▸ Work instructions: Write out the whole listing again, exactly.

▸ Provided data:
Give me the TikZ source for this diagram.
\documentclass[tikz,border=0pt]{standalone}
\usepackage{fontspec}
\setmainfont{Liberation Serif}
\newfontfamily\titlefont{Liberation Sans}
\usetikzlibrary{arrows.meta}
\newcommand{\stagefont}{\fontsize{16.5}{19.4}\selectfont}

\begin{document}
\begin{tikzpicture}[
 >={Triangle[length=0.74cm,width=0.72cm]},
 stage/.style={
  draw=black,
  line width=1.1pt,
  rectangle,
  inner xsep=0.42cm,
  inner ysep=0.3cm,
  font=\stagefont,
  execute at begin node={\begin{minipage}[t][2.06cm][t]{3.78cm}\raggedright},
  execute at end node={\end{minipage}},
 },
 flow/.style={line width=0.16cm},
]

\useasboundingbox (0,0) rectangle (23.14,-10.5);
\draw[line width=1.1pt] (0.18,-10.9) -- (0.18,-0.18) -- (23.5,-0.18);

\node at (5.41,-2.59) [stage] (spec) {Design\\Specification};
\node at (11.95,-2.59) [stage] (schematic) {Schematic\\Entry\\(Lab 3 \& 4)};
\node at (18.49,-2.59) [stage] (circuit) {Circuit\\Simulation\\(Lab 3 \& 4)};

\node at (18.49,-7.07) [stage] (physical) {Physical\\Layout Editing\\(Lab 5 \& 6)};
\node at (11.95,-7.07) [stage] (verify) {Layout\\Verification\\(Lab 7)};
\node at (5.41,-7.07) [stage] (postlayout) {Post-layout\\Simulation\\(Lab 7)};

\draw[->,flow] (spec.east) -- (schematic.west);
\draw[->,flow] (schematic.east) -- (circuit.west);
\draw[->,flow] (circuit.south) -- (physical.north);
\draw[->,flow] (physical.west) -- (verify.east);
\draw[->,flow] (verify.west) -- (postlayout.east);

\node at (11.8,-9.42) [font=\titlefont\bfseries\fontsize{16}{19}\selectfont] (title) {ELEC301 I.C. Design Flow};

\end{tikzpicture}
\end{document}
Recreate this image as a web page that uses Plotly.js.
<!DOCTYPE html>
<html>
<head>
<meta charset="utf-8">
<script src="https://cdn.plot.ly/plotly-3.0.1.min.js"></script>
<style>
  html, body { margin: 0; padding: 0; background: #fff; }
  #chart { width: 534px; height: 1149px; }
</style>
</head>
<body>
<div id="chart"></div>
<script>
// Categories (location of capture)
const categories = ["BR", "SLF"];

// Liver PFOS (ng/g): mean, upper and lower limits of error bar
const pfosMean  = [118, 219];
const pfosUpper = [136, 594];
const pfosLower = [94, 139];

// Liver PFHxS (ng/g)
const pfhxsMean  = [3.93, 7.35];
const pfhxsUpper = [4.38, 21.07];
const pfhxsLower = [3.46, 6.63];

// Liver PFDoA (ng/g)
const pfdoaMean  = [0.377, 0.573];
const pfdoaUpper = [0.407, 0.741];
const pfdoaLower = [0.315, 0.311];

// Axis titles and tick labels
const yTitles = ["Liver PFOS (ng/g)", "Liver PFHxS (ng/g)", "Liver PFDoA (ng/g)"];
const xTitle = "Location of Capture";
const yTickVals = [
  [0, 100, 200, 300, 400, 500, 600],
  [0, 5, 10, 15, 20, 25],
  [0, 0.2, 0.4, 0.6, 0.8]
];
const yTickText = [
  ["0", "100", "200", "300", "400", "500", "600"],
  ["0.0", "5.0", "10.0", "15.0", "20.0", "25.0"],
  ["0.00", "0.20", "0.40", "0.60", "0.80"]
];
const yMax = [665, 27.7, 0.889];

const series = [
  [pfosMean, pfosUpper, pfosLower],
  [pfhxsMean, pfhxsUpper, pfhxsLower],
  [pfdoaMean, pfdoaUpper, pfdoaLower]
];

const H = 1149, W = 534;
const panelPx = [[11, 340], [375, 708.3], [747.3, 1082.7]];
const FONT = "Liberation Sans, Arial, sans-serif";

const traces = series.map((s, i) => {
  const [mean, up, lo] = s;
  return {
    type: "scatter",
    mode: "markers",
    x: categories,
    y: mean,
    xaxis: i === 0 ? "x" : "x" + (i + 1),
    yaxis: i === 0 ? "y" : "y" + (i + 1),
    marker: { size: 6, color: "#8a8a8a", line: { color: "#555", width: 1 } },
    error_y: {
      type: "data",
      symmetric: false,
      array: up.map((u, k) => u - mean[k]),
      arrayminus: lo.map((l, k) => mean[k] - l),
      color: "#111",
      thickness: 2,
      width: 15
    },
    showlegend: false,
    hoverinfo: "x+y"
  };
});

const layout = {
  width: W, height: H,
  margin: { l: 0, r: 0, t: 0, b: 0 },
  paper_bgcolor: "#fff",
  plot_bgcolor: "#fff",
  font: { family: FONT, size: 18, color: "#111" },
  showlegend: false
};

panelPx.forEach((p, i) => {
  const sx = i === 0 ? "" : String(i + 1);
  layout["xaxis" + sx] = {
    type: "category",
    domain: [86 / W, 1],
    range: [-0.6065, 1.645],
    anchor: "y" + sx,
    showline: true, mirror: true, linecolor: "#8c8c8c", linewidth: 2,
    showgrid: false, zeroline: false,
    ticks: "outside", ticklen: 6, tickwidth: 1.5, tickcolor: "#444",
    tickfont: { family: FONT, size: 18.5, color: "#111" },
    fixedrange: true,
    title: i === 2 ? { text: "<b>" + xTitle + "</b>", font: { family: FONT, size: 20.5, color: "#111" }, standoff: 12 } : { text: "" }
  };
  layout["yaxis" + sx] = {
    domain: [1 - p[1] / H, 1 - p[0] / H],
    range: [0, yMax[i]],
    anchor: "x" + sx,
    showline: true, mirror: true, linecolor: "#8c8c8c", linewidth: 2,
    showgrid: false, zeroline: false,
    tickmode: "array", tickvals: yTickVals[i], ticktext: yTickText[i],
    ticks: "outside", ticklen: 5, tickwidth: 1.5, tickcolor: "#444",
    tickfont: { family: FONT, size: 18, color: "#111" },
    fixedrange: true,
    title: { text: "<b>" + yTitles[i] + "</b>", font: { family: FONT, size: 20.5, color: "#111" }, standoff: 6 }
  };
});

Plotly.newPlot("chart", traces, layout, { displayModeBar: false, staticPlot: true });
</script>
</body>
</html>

▸ Solution for this task:
Give me the TikZ source for this diagram.
\documentclass[tikz,border=0pt]{standalone}
\usepackage{fontspec}
\setmainfont{Liberation Serif}
\newfontfamily\titlefont{Liberation Sans}
\usetikzlibrary{arrows.meta}
\newcommand{\stagefont}{\fontsize{16.5}{19.4}\selectfont}

\begin{document}
\begin{tikzpicture}[
 >={Triangle[length=0.74cm,width=0.72cm]},
 stage/.style={
  draw=black,
  line width=1.1pt,
  rectangle,
  inner xsep=0.42cm,
  inner ysep=0.3cm,
  font=\stagefont,
  execute at begin node={\begin{minipage}[t][2.06cm][t]{3.78cm}\raggedright},
  execute at end node={\end{minipage}},
 },
 flow/.style={line width=0.16cm},
]

\useasboundingbox (0,0) rectangle (23.14,-10.5);
\draw[line width=1.1pt] (0.18,-10.9) -- (0.18,-0.18) -- (23.5,-0.18);

\node at (5.41,-2.59) [stage] (spec) {Design\\Specification};
\node at (11.95,-2.59) [stage] (schematic) {Schematic\\Entry\\(Lab 3 \& 4)};
\node at (18.49,-2.59) [stage] (circuit) {Circuit\\Simulation\\(Lab 3 \& 4)};

\node at (18.49,-7.07) [stage] (physical) {Physical\\Layout Editing\\(Lab 5 \& 6)};
\node at (11.95,-7.07) [stage] (verify) {Layout\\Verification\\(Lab 7)};
\node at (5.41,-7.07) [stage] (postlayout) {Post-layout\\Simulation\\(Lab 7)};

\draw[->,flow] (spec.east) -- (schematic.west);
\draw[->,flow] (schematic.east) -- (circuit.west);
\draw[->,flow] (circuit.south) -- (physical.north);
\draw[->,flow] (physical.west) -- (verify.east);
\draw[->,flow] (verify.west) -- (postlayout.east);

\node at (11.8,-9.42) [font=\titlefont\bfseries\fontsize{16}{19}\selectfont] (title) {ELEC301 I.C. Design Flow};

\end{tikzpicture}
\end{document}
Recreate this image as a web page that uses Plotly.js.
<!DOCTYPE html>
<html>
<head>
<meta charset="utf-8">
<script src="https://cdn.plot.ly/plotly-3.0.1.min.js"></script>
<style>
  html, body { margin: 0; padding: 0; background: #fff; }
  #chart { width: 534px; height: 1149px; }
</style>
</head>
<body>
<div id="chart"></div>
<script>
// Categories (location of capture)
const categories = ["BR", "SLF"];

// Liver PFOS (ng/g): mean, upper and lower limits of error bar
const pfosMean  = [118, 219];
const pfosUpper = [136, 594];
const pfosLower = [94, 139];

// Liver PFHxS (ng/g)
const pfhxsMean  = [3.93, 7.35];
const pfhxsUpper = [4.38, 21.07];
const pfhxsLower = [3.46, 6.63];

// Liver PFDoA (ng/g)
const pfdoaMean  = [0.377, 0.573];
const pfdoaUpper = [0.407, 0.741];
const pfdoaLower = [0.315, 0.311];

// Axis titles and tick labels
const yTitles = ["Liver PFOS (ng/g)", "Liver PFHxS (ng/g)", "Liver PFDoA (ng/g)"];
const xTitle = "Location of Capture";
const yTickVals = [
  [0, 100, 200, 300, 400, 500, 600],
  [0, 5, 10, 15, 20, 25],
  [0, 0.2, 0.4, 0.6, 0.8]
];
const yTickText = [
  ["0", "100", "200", "300", "400", "500", "600"],
  ["0.0", "5.0", "10.0", "15.0", "20.0", "25.0"],
  ["0.00", "0.20", "0.40", "0.60", "0.80"]
];
const yMax = [665, 27.7, 0.889];

const series = [
  [pfosMean, pfosUpper, pfosLower],
  [pfhxsMean, pfhxsUpper, pfhxsLower],
  [pfdoaMean, pfdoaUpper, pfdoaLower]
];

const H = 1149, W = 534;
const panelPx = [[11, 340], [375, 708.3], [747.3, 1082.7]];
const FONT = "Liberation Sans, Arial, sans-serif";

const traces = series.map((s, i) => {
  const [mean, up, lo] = s;
  return {
    type: "scatter",
    mode: "markers",
    x: categories,
    y: mean,
    xaxis: i === 0 ? "x" : "x" + (i + 1),
    yaxis: i === 0 ? "y" : "y" + (i + 1),
    marker: { size: 6, color: "#8a8a8a", line: { color: "#555", width: 1 } },
    error_y: {
      type: "data",
      symmetric: false,
      array: up.map((u, k) => u - mean[k]),
      arrayminus: lo.map((l, k) => mean[k] - l),
      color: "#111",
      thickness: 2,
      width: 15
    },
    showlegend: false,
    hoverinfo: "x+y"
  };
});

const layout = {
  width: W, height: H,
  margin: { l: 0, r: 0, t: 0, b: 0 },
  paper_bgcolor: "#fff",
  plot_bgcolor: "#fff",
  font: { family: FONT, size: 18, color: "#111" },
  showlegend: false
};

panelPx.forEach((p, i) => {
  const sx = i === 0 ? "" : String(i + 1);
  layout["xaxis" + sx] = {
    type: "category",
    domain: [86 / W, 1],
    range: [-0.6065, 1.645],
    anchor: "y" + sx,
    showline: true, mirror: true, linecolor: "#8c8c8c", linewidth: 2,
    showgrid: false, zeroline: false,
    ticks: "outside", ticklen: 6, tickwidth: 1.5, tickcolor: "#444",
    tickfont: { family: FONT, size: 18.5, color: "#111" },
    fixedrange: true,
    title: i === 2 ? { text: "<b>" + xTitle + "</b>", font: { family: FONT, size: 20.5, color: "#111" }, standoff: 12 } : { text: "" }
  };
  layout["yaxis" + sx] = {
    domain: [1 - p[1] / H, 1 - p[0] / H],
    range: [0, yMax[i]],
    anchor: "x" + sx,
    showline: true, mirror: true, linecolor: "#8c8c8c", linewidth: 2,
    showgrid: false, zeroline: false,
    tickmode: "array", tickvals: yTickVals[i], ticktext: yTickText[i],
    ticks: "outside", ticklen: 5, tickwidth: 1.5, tickcolor: "#444",
    tickfont: { family: FONT, size: 18, color: "#111" },
    fixedrange: true,
    title: { text: "<b>" + yTitles[i] + "</b>", font: { family: FONT, size: 20.5, color: "#111" }, standoff: 6 }
  };
});

Plotly.newPlot("chart", traces, layout, { displayModeBar: false, staticPlot: true });
</script>
</body>
</html>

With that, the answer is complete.